Nie wiem jak wy, ale ja mam kilku znajomych, którzy w sieci udają kogoś, kim nie są, byleby tylko zyskać sławę. A w życiu prywatnym? No cóż… po prostu są szarymi myszkami. Tak samo jest z główną bohaterką tej powieści. Autorka nie stworzyła oryginalnej opowieści. Takich jak ta jest na pęczki. To, jak media społecznościowe wpływają na ludzi, stało się ostatnio dość chodliwym tematem. Ta historia jednak ma w sobie coś, co sprawia, że czyta się ją jednym tchem.
Główna bohaterka mnie niesamowicie irytowała. Ja nie wiem, skąd ona się wzięła, ale kompletnie nie nadążałam za jej tokiem rozumowania.
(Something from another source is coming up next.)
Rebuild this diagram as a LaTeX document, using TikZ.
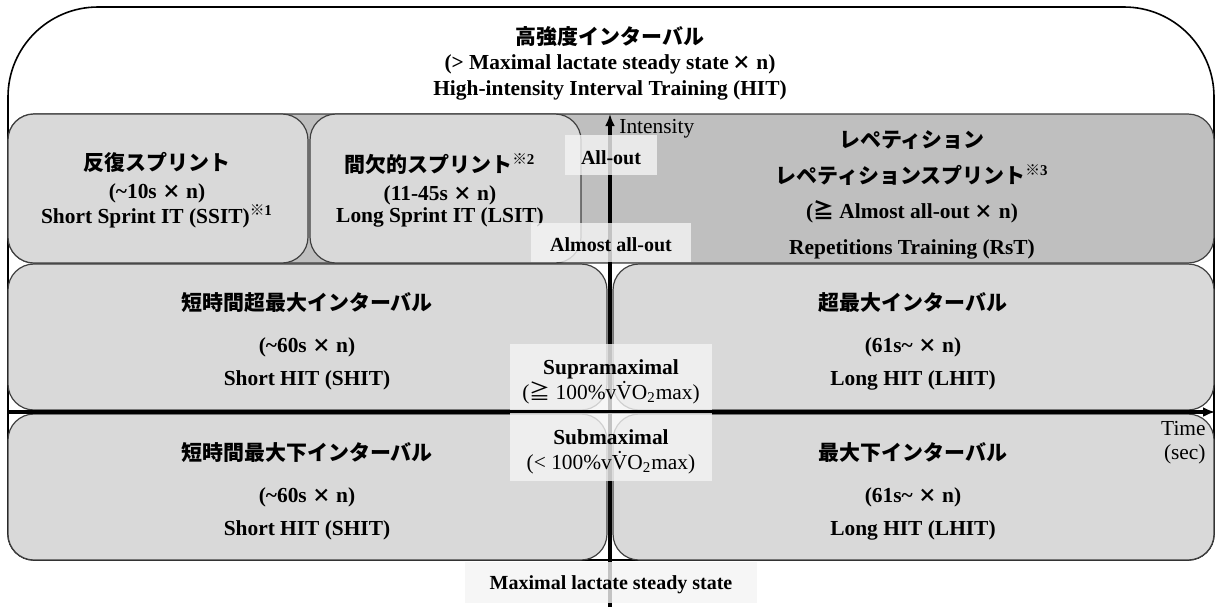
\documentclass[tikz,border=0pt]{standalone}
\usepackage{fontspec}
\setmainfont{Liberation Serif}
\newfontfamily\jp{Noto Sans CJK JP}[Scale=0.98]
\usepackage{xcolor}
\usepackage{tikz}
\usetikzlibrary{arrows.meta}

\definecolor{boxlight}{HTML}{D9D9D9}
\definecolor{boxdark}{HTML}{BFBFBF}
\definecolor{tagfill}{HTML}{F4F4F4}

\newcommand{\hitfont}[1]{\fontsize{10.7}{#1}\selectfont}
\newcommand{\kome}[1]{\textsuperscript{{\jp ※}#1}}
\newcommand{\batsu}{{\jp\fontsize{9.5}{9.5}\selectfont ×}}

\tikzset{
	hitbox/.style={draw=black!75, line width=0.6pt, rounded corners=13pt, fill=boxlight, inner sep=0pt},
	boxtext/.style={font=\bfseries\hitfont{11pt}, align=center},
	tagbox/.style={fill=tagfill, fill opacity=0.8, inner sep=0pt},
	axisline/.style={line width=1.6pt, -{Latex[length=6pt,width=5pt]}}
}

\begin{document}
\begin{tikzpicture}[x=0.5pt, y=-0.5pt, font=\hitfont{12pt}]

	\useasboundingbox (0,0) rectangle (1216,607);

	% outer frame
	\draw[line width=0.8pt] (8,300) [rounded corners=45pt] -- (8,7) -- (1214,7) -- (1214,300) [rounded corners=13pt] -- (1214,560) -- (8,560) -- (8,300);
	\node[font=\bfseries\hitfont{12.8pt}, align=center] (HIT) at (610,63) {{\jp 高強度インターバル}\\(> Maximal lactate steady state\,\batsu{} n)\\High-intensity Interval Training (HIT)};

	% boxes
	\node[hitbox, fill=boxdark, minimum width=603pt, minimum height=74.5pt] (RsT) at (611,188.5) {};
	\node[hitbox, minimum width=150pt, minimum height=74.5pt] (SSIT) at (158,188.5) {};
	\node[hitbox, minimum width=135.5pt, minimum height=74.5pt] (LSIT) at (445.5,188.5) {};
	\node[hitbox, minimum width=299.5pt, minimum height=73pt] (SHITsupra) at (307.5,337) {};
	\node[hitbox, minimum width=300.5pt, minimum height=73pt] (LHITsupra) at (913.5,337) {};
	\node[hitbox, minimum width=299.5pt, minimum height=73pt] (SHITsub) at (307.5,487) {};
	\node[hitbox, minimum width=300.5pt, minimum height=73pt] (LHITsub) at (913.5,487) {};

	\node[boxtext] (SSITtext) at (157,190) {{\jp 反復スプリント}\\[3pt](\textasciitilde10s \batsu{} n)\\Short Sprint IT (SSIT)\kome{1}};
	\node[boxtext] (LSITtext) at (440,190) {{\jp 間欠的スプリント}\kome{2}\\[3pt](11-45s \batsu{} n)\\Long Sprint IT (LSIT)};
	\node[boxtext, font=\bfseries\hitfont{17.8pt}] (RsTtext) at (912,195) {{\jp レペティション}\\{\jp レペティションスプリント}\kome{3}\\({\jp ≧} Almost all-out \batsu{} n)\\Repetitions Training (RsT)};
	\node[boxtext, font=\bfseries\hitfont{16.5pt}] (SHITsupratext) at (307,341.5) {{\jp 短時間超最大インターバル}\\[4.5pt](\textasciitilde60s \batsu{} n)\\Short HIT (SHIT)};
	\node[boxtext, font=\bfseries\hitfont{16.5pt}] (LHITsupratext) at (913,341.5) {{\jp 超最大インターバル}\\[4.5pt](61s\textasciitilde{} \batsu{} n)\\Long HIT (LHIT)};
	\node[boxtext, font=\bfseries\hitfont{16.5pt}] (SHITsubtext) at (307,491.5) {{\jp 短時間最大下インターバル}\\[4.5pt](\textasciitilde60s \batsu{} n)\\Short HIT (SHIT)};
	\node[boxtext, font=\bfseries\hitfont{16.5pt}] (LHITsubtext) at (913,491.5) {{\jp 最大下インターバル}\\[4.5pt](61s\textasciitilde{} \batsu{} n)\\Long HIT (LHIT)};

	% axes
	\coordinate (TimeStart) at (8,412);
	\coordinate (TimeEnd) at (1215,412);
	\coordinate (IntBottom) at (610,607);
	\coordinate (IntTop) at (610,114);
	\draw[axisline] (TimeStart) -- (TimeEnd);
	\draw[axisline] (IntBottom) -- (IntTop);
	\node[anchor=west, inner sep=0pt] (IntensityLabel) at (619,129) {Intensity};
	\node[anchor=north east, align=right, inner sep=0pt] (TimeLabel) at (1206,421) {Time\\(sec)};

	% intensity tags
	\node[tagbox, minimum width=46pt, minimum height=20pt] (AllOut) at (611,155) {};
	\node[tagbox, minimum width=80pt, minimum height=19.5pt] (AlmostAllOut) at (611,242.5) {};
	\node[tagbox, minimum width=101pt, minimum height=33pt] (Supra) at (611,377) {};
	\node[tagbox, minimum width=101pt, minimum height=34pt] (Sub) at (611,447) {};
	\node[tagbox, minimum width=146pt, minimum height=20.5pt] (MLSS) at (611,582.5) {};
	\node[font=\bfseries] (AllOuttext) at (611,158) {All-out};
	\node[font=\bfseries] (AlmostAllOuttext) at (611,245) {Almost all-out};
	\node[align=center, font=\hitfont{12.5pt}] (Supratext) at (611,382) {\textbf{Supramaximal}\\({\jp ≧} 100\%v\.{V}O\textsubscript{2}max)};
	\node[align=center, font=\hitfont{12.5pt}] (Subtext) at (611,452) {\textbf{Submaximal}\\(< 100\%v\.{V}O\textsubscript{2}max)};
	\node[font=\bfseries] (MLSStext) at (611,585) {Maximal lactate steady state};

\end{tikzpicture}
\end{document}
Miała jakąś obsesję na punkcie potencjalnych zagrożeń i ataków ze strony hejterów. Może jakieś 10 lat temu trochę inaczej bym na nią spojrzała i byłabym w stanie zapałać do niej większą sympatią. Chociaż z drugiej strony, patrząc na jej nie do końca normalną matkę, nie dziwię się, że dziewczynie trochę odkorbiło. Chyba nie chcielibyście być wiecznie zmuszani do wychodzenia na imprezy, jeśli nie macie na to ochoty.
Sama fabuła nie jest zbyt skomplikowana i łatwo można przewidzieć poszczególne wydarzenia, ale nie powiem, żeby jakoś specjalnie mi to przeszkadzało, choć przeważnie się o to czepiam. Trochę mnie zmroziło, gdy doszłam do wątku romantycznego (takowe mnie trochę odstraszają), ale autorka całkiem zgrabnie go skonstruowała. Nie był nachalny i wrzucony na siłę. Pasował do fabuły i dobrze się z nią komponował.
Nie miałam wielkich oczekiwań wobec tej powieści. Podeszłam do niej na totalnym luzie i pozwoliłam autorce opowiedzieć historię Vicky. Nawet nie spodziewałam się tego, że ta książka pozytywnie mnie zaskoczy i będzie niosła ze sobą pewne przesłanie. Jakie? O tym musicie przekonać się sami. Ta książka to opowieść nie tylko dla nastolatków, którzy sporo czasu spędzają w sieci. My, dorośli także znajdziemy tutaj coś dla siebie. Powiem więcej, może sami znajdziemy w sobie taką Vicky. Jeśli szukacie czegoś lekkiego na nadchodzące długie wieczory, polecam tę książkę. Jest napisana prostym językiem, czyta się ją szybko. Jest idealna na odstresowanie się po ciężkim dniu w szkole czy w pracy.